Summary: Euro-zone industrial production up 0.9% in September, greater than expected; annual growth rate rises from 2.8% to 4.9%; German, French 10-year yields hardly move; expansion in just one of euro-zone’s four largest economies.
Following a recession in 2009/2010 and the debt-crisis which flowed from it, euro-zone industrial production recovered and then reached a peak four years later in 2016. Growth rates then fluctuated for two years before beginning a steady and persistent slowdown from the start of 2018. That decline was transformed into a plunge in March and April of 2020 which then took over a year to claw back. Production levels in more-recent months have generally stagnated.
According to the latest figures released by Eurostat, euro-zone industrial production expanded by 0.9% in September on a seasonally-adjusted and calendar-adjusted basis. The rise was greater than the 0.5% increase which had been generally expected but considerably less than August’s 2.0% gain after revisions. The calendar-adjusted growth rate on an annual basis increased from August’s revised rate of +2.8% to +4.9%.

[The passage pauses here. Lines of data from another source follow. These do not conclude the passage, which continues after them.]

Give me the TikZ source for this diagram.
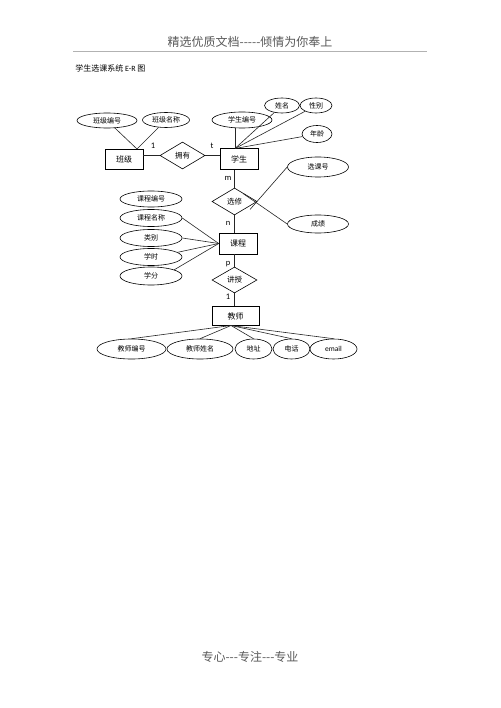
\documentclass[tikz,border=0pt]{standalone}
\usepackage{fontspec}
\newfontfamily\cjk{Noto Sans CJK SC}
\newfontfamily\lat{Carlito}
\usetikzlibrary{shapes.geometric}
\begin{document}
\begin{tikzpicture}[x=1pt,y=-1pt,line width=0.6pt,
 attr/.style={draw,ellipse,inner sep=0pt,font=\cjk\fontsize{7}{8}\selectfont},
 ent/.style={draw,rectangle,inner sep=0pt,font=\cjk\fontsize{8}{9}\selectfont},
 rel/.style={draw,diamond,inner sep=0pt,font=\cjk\fontsize{7.5}{9}\selectfont},
 card/.style={font=\lat\fontsize{8.5}{9}\selectfont,inner sep=0pt},
 conn/.style={draw=black!85}]
\useasboundingbox[fill=white] (0,0) rectangle (500,708);
% header / footer
\node[font=\cjk\fontsize{12}{14}\selectfont,text=black!65] (hdr) at (250,42) {精选优质文档-----倾情为你奉上};
\draw[black!30,line width=1pt] (73,52) -- (427,52);
\node[anchor=west,font=\cjk\fontsize{8}{10}\selectfont,inner sep=0pt] (ttl) at (75,68) {学生选课系统 {\lat E-R} 图};
\node[font=\cjk\fontsize{12}{14}\selectfont,text=black!65] (ftr) at (250,657) {专心---专注---专业};
% entities
\node[ent,minimum width=38pt,minimum height=20pt] (bj) at (124,159) {班级};
\node[ent,minimum width=38pt,minimum height=21pt] (xs) at (239,159) {学生};
\node[ent,minimum width=38pt,minimum height=21pt] (kc) at (238,243.5) {课程};
\node[ent,minimum width=47pt,minimum height=19pt] (jsr) at (235.5,316) {教师};
% relationships
\node[rel,minimum width=45pt,minimum height=27pt] (yy) at (182.5,155.5) {拥有};
\node[rel,minimum width=45pt,minimum height=27pt] (xx) at (234.5,201.5) {选修};
\node[rel,minimum width=45pt,minimum height=26pt] (js) at (234.5,280) {讲授};
% attributes
\node[attr,minimum width=60pt,minimum height=15pt] (bjbh) at (107,120.5) {班级编号};
\node[attr,minimum width=47pt,minimum height=15pt] (bjmc) at (166,120) {班级名称};
\node[attr,minimum width=60pt,minimum height=16pt] (xsbh) at (242,120) {学生编号};
\node[attr,minimum width=35pt,minimum height=15pt] (xm) at (282,105.5) {姓名};
\node[attr,minimum width=32pt,minimum height=15pt] (xb) at (316,105.5) {性别};
\node[attr,minimum width=30pt,minimum height=17pt] (nl) at (317,134) {年龄};
\node[attr,minimum width=61pt,minimum height=20pt] (xkh) at (318,167) {选课号};
\node[attr,minimum width=61pt,minimum height=18pt] (cj) at (318,224) {成绩};
\node[attr,minimum width=62pt,minimum height=16pt] (kcbh) at (151,199) {课程编号};
\node[attr,minimum width=62pt,minimum height=17pt] (kcmc) at (151,218) {课程名称};
\node[attr,minimum width=62pt,minimum height=17pt] (lb) at (151,238) {类别};
\node[attr,minimum width=62pt,minimum height=17pt] (xsh) at (151,257) {学时};
\node[attr,minimum width=62pt,minimum height=18pt] (xf) at (151,276) {学分};
\node[attr,minimum width=69pt,minimum height=20pt] (jsbh) at (131.5,349) {教师编号};
\node[attr,minimum width=66pt,minimum height=20pt] (jsxm) at (200,349) {教师姓名};
\node[attr,minimum width=37pt,minimum height=20pt] (dz) at (253.5,349) {地址};
\node[attr,minimum width=37pt,minimum height=20pt] (dh) at (291.5,349) {电话};
\node[attr,minimum width=47pt,minimum height=20pt,font=\lat\fontsize{7.5}{8}\selectfont] (em) at (333.5,349) {email};
% junction points
\coordinate (bjtop) at (137,149);
\coordinate (xstop) at (235,148.5);
\coordinate (xxa) at (250,209.5);
\coordinate (xxb) at (243,193.5);
\coordinate (jsbot) at (231,325.5);
% connectors
\draw[conn] (bjbh) -- (bjtop);
\draw[conn] (bjmc) -- (bjtop);
\draw[conn] (yy.west -| bj.east) -- (yy.west);
\draw[conn] (yy.east) -- (yy.east -| xs.west);
\draw[conn] (xstop |- xsbh.south) -- (xstop);
\draw[conn] (xm) -- (xstop);
\draw[conn] (xb) -- (xstop);
\draw[conn] (nl) -- (xstop);
\draw[conn] (xx.north) -- (xx.north |- xs.south);
\draw[conn] (xx.south) -- (xx.south |- kc.north);
\draw[conn] (xkh.west) -- (xxa);
\draw[conn] (cj.west) -- (xxb);
\draw[conn] (kcmc.east) -- (kc.west);
\draw[conn] (lb.east) -- (kc.west);
\draw[conn] (xsh.10) -- (kc.west);
\draw[conn] (xf.15) -- (kc.west);
\draw[conn] (js.north) -- (js.north |- kc.south);
\draw[conn] (js.south) -- (js.south |- jsr.north);
\draw[conn] (jsbot) -- (jsbh.north);
\draw[conn] (jsbot) -- (jsxm.north);
\draw[conn] (jsbot) -- (dz.north);
\draw[conn] (jsbot) -- (dh.north);
\draw[conn] (jsbot) -- (em.north);
% cardinalities
\node[card] (c1) at (153,146) {1};
\node[card] (c2) at (212,146) {t};
\node[card] (c3) at (228,178) {m};
\node[card] (c4) at (228,223) {n};
\node[card] (c5) at (228,264) {p};
\node[card] (c6) at (228,297) {1};
\end{tikzpicture}
\end{document}
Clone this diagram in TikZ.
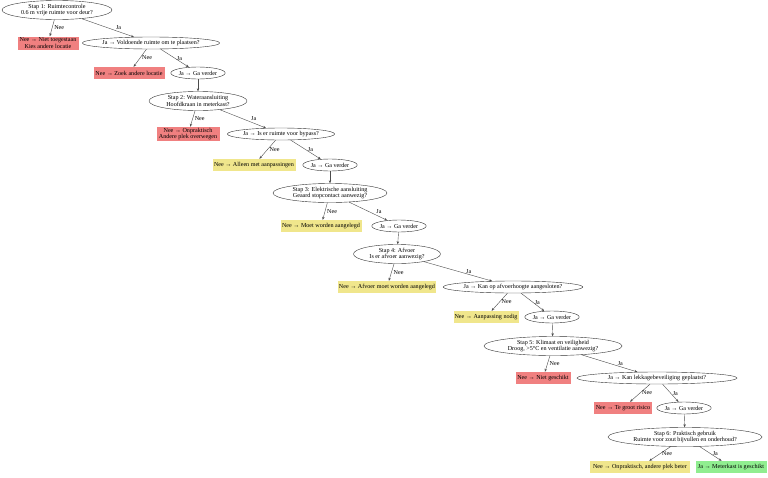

German and French sovereign bond yields hardly moved on the day. By the close of business, the German 10-year bund yield had slipped 1bp to 2.15% while the French 10-year OAT yield finished unchanged at 2.66%.
Industrial production expanded in just one of the euro-zone’s four largest economies. Germany’s production expanded by 0.8% over the month while the growth figures for France, Spain and Italy were -0.7%, -0.4% and -1.8% respectively.